Salivary gland expression profiles and ChIP-Seq results

We obtained microarray expression profiling and ChIP-Seq results from the third instar larva salivary glands for MOF binding and Histone H4K16 acetylation from [47]. The gene expression profiles were provided as GCRMA (GC Robust Multi-array Average, [78])-normalized signal intensities, and we used the top 99 percentiles of signals from non-Drosophila control probes as an expression cutoff. We demonstrated the median values from three replicates in Fig. 1c–e. The original results can be found from ArrayExpress [79] with accession ID of E-MEXP-3506. ChIP-Seq results for MOF binding and H4K16 acetylation, from the same study, can be accessed with ArrayExpress ID E-MTAB-911. In the result, the authors performed analysis with DESeq [80] to calculate log2 fold changes between ChIP and input samples for non-overlapping 25 bp windows across the genome. We used median values of such log2 fold changes within gene boundaries in describing the ChIP results in Fig. 2j–o.

MSL entry sites

We used 150 CES that were characterized by ChIP-chip and ChIP-Seq studies [18] to generate a position weight matrix for MSL complex binding using MEME (Multiple EM for Motif Elicitation) suite version 4.11.2 [81]. We set the length of the motif to be 21 bp to match with the original CES study. Using the position weight matrix, we identified locations with MREs across the Drosophila genome release 5. We used FIMO 4.11.2 (Find Individual Motif Occurrences, [82] in this identification with Expect value (E value) threshold of 1.0e−05. In our description of MRE/CES occurrence in Fig. 2, we randomly shuffled positions of TADs on X chromosome genome using Bedtools 2.26.0 [83] while preserving the sizes of TADs. The results in Fig. 2r, s demonstrate overlap between such shuffled TADs and MRE/CES from 2000 randomizations.

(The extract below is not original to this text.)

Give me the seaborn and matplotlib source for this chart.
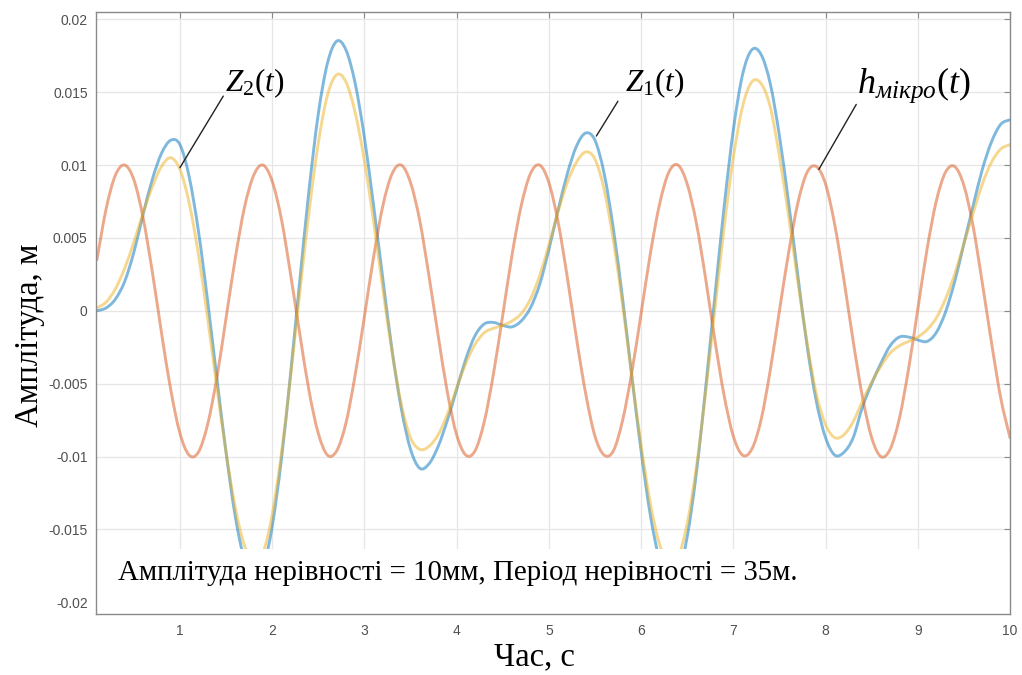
import numpy as np
import pandas as pd
import matplotlib
matplotlib.use("Agg")
import matplotlib.pyplot as plt
import matplotlib.transforms as mtransforms
from matplotlib.patches import Rectangle, PathPatch
from matplotlib.path import Path
import seaborn as sns

# ---- data: vertical displacement over time (sampled every 0.1 s) ----
time_s = np.round(np.linspace(0.1, 10.0, 100), 1)

z1_m = [
    0.0000, 0.0002, 0.0008, 0.0020, 0.0040, 0.0066, 0.0090, 0.0108, 0.0117, 0.0114,
    0.0092, 0.0055, 0.0007, -0.0046, -0.0097, -0.0141, -0.0171, -0.0184, -0.0177, -0.0148,
    -0.0102, -0.0043, 0.0021, 0.0083, 0.0135, 0.0170, 0.0185, 0.0179, 0.0156, 0.0119,
    0.0072, 0.0022, -0.0027, -0.0067, -0.0095, -0.0108, -0.0105, -0.0093, -0.0075, -0.0054,
    -0.0033, -0.0017, -0.0009, -0.0008, -0.0010, -0.0011, -0.0007, 0.0002, 0.0018, 0.0042,
    0.0069, 0.0094, 0.0113, 0.0122, 0.0117, 0.0094, 0.0056, 0.0008, -0.0045, -0.0096,
    -0.0140, -0.0171, -0.0185, -0.0181, -0.0155, -0.0111, -0.0053, 0.0010, 0.0071, 0.0124,
    0.0162, 0.0179, 0.0176, 0.0156, 0.0120, 0.0074, 0.0024, -0.0024, -0.0062, -0.0087,
    -0.0099, -0.0097, -0.0087, -0.0066, -0.0050, -0.0036, -0.0024, -0.0018, -0.0018, -0.0020,
    -0.0021, -0.0015, -0.0001, 0.0020, 0.0046, 0.0072, 0.0097, 0.0116, 0.0128, 0.0131,
]

z2_m = [
    0.0002, 0.0006, 0.0015, 0.0029, 0.0047, 0.0067, 0.0085, 0.0099, 0.0105, 0.0097,
    0.0074, 0.0039, -0.0005, -0.0052, -0.0097, -0.0135, -0.0161, -0.0172, -0.0166, -0.0140,
    -0.0098, -0.0045, 0.0013, 0.0068, 0.0115, 0.0148, 0.0162, 0.0157, 0.0136, 0.0103,
    0.0061, 0.0015, -0.0028, -0.0064, -0.0087, -0.0095, -0.0093, -0.0085, -0.0071, -0.0053,
    -0.0036, -0.0023, -0.0015, -0.0012, -0.0010, -0.0007, -0.0002, 0.0008, 0.0024, 0.0045,
    0.0068, 0.0088, 0.0102, 0.0109, 0.0104, 0.0083, 0.0048, 0.0004, -0.0045, -0.0092,
    -0.0132, -0.0160, -0.0173, -0.0169, -0.0146, -0.0107, -0.0056, 0.0001, 0.0057, 0.0105,
    0.0140, 0.0157, 0.0156, 0.0140, 0.0106, 0.0065, 0.0020, -0.0022, -0.0057, -0.0078,
    -0.0087, -0.0085, -0.0076, -0.0062, -0.0049, -0.0038, -0.0029, -0.0024, -0.0021, -0.0018,
    -0.0013, -0.0005, 0.0008, 0.0025, 0.0046, 0.0067, 0.0087, 0.0102, 0.0111, 0.0114,
]

h_micro_m = [
    0.0035, 0.0070, 0.0093, 0.0100, 0.0090, 0.0064, 0.0027, -0.0015, -0.0054, -0.0084,
    -0.0099, -0.0097, -0.0078, -0.0046, -0.0005, 0.0036, 0.0071, 0.0093, 0.0100, 0.0089,
    0.0063, 0.0025, -0.0016, -0.0055, -0.0084, -0.0099, -0.0096, -0.0077, -0.0044, -0.0004,
    0.0037, 0.0072, 0.0094, 0.0100, 0.0088, 0.0062, 0.0024, -0.0017, -0.0056, -0.0085,
    -0.0099, -0.0096, -0.0076, -0.0043, -0.0003, 0.0038, 0.0072, 0.0094, 0.0100, 0.0088,
    0.0061, 0.0023, -0.0019, -0.0057, -0.0086, -0.0099, -0.0096, -0.0075, -0.0042, -0.0002,
    0.0039, 0.0073, 0.0095, 0.0100, 0.0087, 0.0060, 0.0022, -0.0020, -0.0058, -0.0086,
    -0.0099, -0.0095, -0.0075, -0.0041, -0.0000, 0.0040, 0.0074, 0.0095, 0.0099, 0.0087,
    0.0059, 0.0021, -0.0021, -0.0059, -0.0087, -0.0100, -0.0095, -0.0074, -0.0040, 0.0001,
    0.0042, 0.0075, 0.0095, 0.0099, 0.0086, 0.0058, 0.0019, -0.0022, -0.0060, -0.0087,
]

x_ticks = [1, 2, 3, 4, 5, 6, 7, 8, 9, 10]
x_tick_labels = ["1", "2", "3", "4", "5", "6", "7", "8", "9", "10"]
y_ticks = [-0.02, -0.015, -0.01, -0.005, 0.0, 0.005, 0.01, 0.015, 0.02]
y_tick_labels = ["-0.02", "-0.015", "-0.01", "-0.005", "0", "0.005", "0.01", "0.015", "0.02"]

series_order = ["Z1", "h", "Z2"]
series_colors = {"Z1": "#0072BD", "h": "#D95319", "Z2": "#EDB120"}

note_text = "Амплітуда нерівності = 10мм, Період нерівності = 35м."


def smooth_path(x, y):
    """Catmull-Rom style cubic Bezier path through the given points."""
    pts = np.column_stack([x, y])
    ext = np.vstack([pts[0], pts, pts[-1]])
    verts = [tuple(pts[0])]
    codes = [Path.MOVETO]
    for i in range(1, len(ext) - 2):
        p0, p1, p2, p3 = ext[i - 1], ext[i], ext[i + 1], ext[i + 2]
        c1 = p1 + (p2 - p0) / 6.0
        c2 = p2 - (p3 - p1) / 6.0
        verts += [tuple(c1), tuple(c2), tuple(p2)]
        codes += [Path.CURVE4] * 3
    return Path(verts, codes)


# ---- styling ----
sns.set_theme(style="white")
plt.rcParams["font.family"] = ["Liberation Serif", "DejaVu Serif"]
plt.rcParams["mathtext.fontset"] = "custom"
plt.rcParams["mathtext.rm"] = "Liberation Serif"
plt.rcParams["mathtext.it"] = "Liberation Serif:italic"
plt.rcParams["mathtext.bf"] = "Liberation Serif:bold"

W, H = 1022, 675
fig = plt.figure(figsize=(W / 100, H / 100), dpi=100)
fig.patch.set_facecolor("white")
ax = fig.add_axes([96 / W, 1 - 614 / H, (1010 - 96) / W, (614 - 12) / H])

df = pd.DataFrame({"t": time_s, "Z1": z1_m, "Z2": z2_m, "h": h_micro_m})
long_df = df.melt(id_vars="t", var_name="series", value_name="value")

sns.lineplot(
    data=long_df, x="t", y="value", hue="series", hue_order=series_order,
    palette=series_colors, linewidth=2.1, alpha=0.5, estimator=None,
    sort=False, legend=False, ax=ax, zorder=2,
)

# render each seaborn line as a smooth curve through its samples
for line in list(ax.lines):
    xd, yd = line.get_xdata(), line.get_ydata()
    patch = PathPatch(smooth_path(np.asarray(xd, float), np.asarray(yd, float)),
                      facecolor="none", edgecolor=line.get_color(),
                      lw=line.get_linewidth(), alpha=line.get_alpha(),
                      capstyle="round", joinstyle="round", zorder=2)
    ax.add_patch(patch)
    line.set_visible(False)

ax.set_xlim(0.09, 10.0)
ax.set_ylim(-0.0208, 0.0205)

# light grid, drawn under the curves
grid_kw = dict(color="#e6e6e6", lw=0.9, zorder=0.5)
for xv in x_ticks:
    ax.axvline(xv, **grid_kw)
for yv in y_ticks:
    ax.axhline(yv, **grid_kw)

ax.set_xticks(x_ticks)
ax.set_xticklabels(x_tick_labels)
ax.set_yticks(y_ticks)
ax.set_yticklabels(y_tick_labels)
ax.tick_params(axis="both", direction="in", length=4, width=0.8, color="#8a8a8a",
               labelcolor="#505050", labelsize=10, top=True, right=True)
ax.tick_params(axis="x", pad=7)
ax.tick_params(axis="y", pad=6)
for lab in ax.get_xticklabels() + ax.get_yticklabels():
    lab.set_fontfamily(["Liberation Sans", "DejaVu Sans"])
for sp in ax.spines.values():
    sp.set_color("#8a8a8a")
    sp.set_linewidth(1.0)
ax.set_xlabel("")
ax.set_ylabel("")

# white panel behind the note at the bottom of the axes
blend = mtransforms.blended_transform_factory(ax.transAxes, ax.transData)
ax.add_patch(Rectangle((0.0, -0.0208), 1.0, -0.01635 + 0.0208, transform=blend,
                       facecolor="white", edgecolor="none", zorder=2.2))
ax.text(0.33, -0.0185, note_text, fontsize=20.8, color="black",
        ha="left", va="baseline", zorder=4,
        fontfamily=["Liberation Serif", "DejaVu Serif"])

# curve labels with leader lines
lab_kw = dict(color="black", ha="left", va="baseline", zorder=4)
ax.text(1.49, 0.01507, r"$Z_2(t)$", fontsize=22.5, **lab_kw)
ax.text(5.822, 0.01507, r"$Z_1(t)$", fontsize=22.5, **lab_kw)
ax.text(8.346, 0.01495, r"$h_{мікро}(t)$", fontsize=26, **lab_kw)
line_kw = dict(arrowstyle="-", color="#222222", lw=1.0, shrinkA=0, shrinkB=0)
ax.annotate("", xy=(1.000, 0.00982), xytext=(1.470, 0.01473), arrowprops=line_kw, zorder=4)
ax.annotate("", xy=(5.515, 0.01199), xytext=(5.749, 0.01438), arrowprops=line_kw, zorder=4)
ax.annotate("", xy=(7.927, 0.00970), xytext=(8.333, 0.01416), arrowprops=line_kw, zorder=4)

# axis titles
fig.text(534 / W, 1 - 665 / H, "Час, с", fontsize=23.5, ha="center", va="baseline",
         color="black")
fig.text(38 / W, 1 - 335 / H, "Амплітуда, м", fontsize=23.5, rotation=90,
         rotation_mode="anchor", ha="center", va="baseline", color="black")

fig.savefig("out.png", dpi=100, facecolor="white")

S2 cell RNAi results for MSL knockdown and roX mutant larvae

We used mof, msl-1, msl-3 knockdown results from a microarray study [47] (ArrayExpress E-MEXP-1505). For the estimation of gene expression changes, we used Robust Multi-array Average (RMA) [84] method for background adjustment and normalization and filtered out genes of which FPKM value is less than 1 from the S2 cell RNA-Seq result [48]. We use R limma package version 3.28.21 [85] as in the official manual for our differential expression analysis. We obtained the microarray study of the msl-2 knockdown data from [54]. We conducted the same data handling process as above. We also re-analyzed RNA-Seq results from [23] (GEO GSE16344). We used HISAT 2.0.4 [86] for the mapping of sequencing reads to Drosophila genome release 5. We used a parameter for unpaired sequencing (−U) in running HISAT. We measured gene-level read abundances with HTSeq 0.6.1 [86] with the default setting. From the counting result, we used polyA+ protein-coding genes that have more than 1 count per million mapped reads from any of the four samples (two controls and two RNAi) in our differential expression analysis. We performed differential expression analysis using DESeq 2 [87]. In Fig. 4, we demonstrated genes of which expression is more than 1 FPKM, which we also used to filter microarray results from MSL knockdown.

We re-analyzed the results from a previous study of mutant larvae that are null for roX1 and roX2 [88]. We performed the RMA normalization. The normalized signals had a bimodal distribution that is a mixture of two Gaussian distributions corresponding to signals from expressed genes versus that of experimental background and lowly expressed genes [89]. We generated a fitting model for the second distribution with the Expectation–Maximization method [90]. We took the top 99.9 percentile of it (= RMA 5.11) as the expression cutoff. We used R limma package for the differential expression analysis as described above.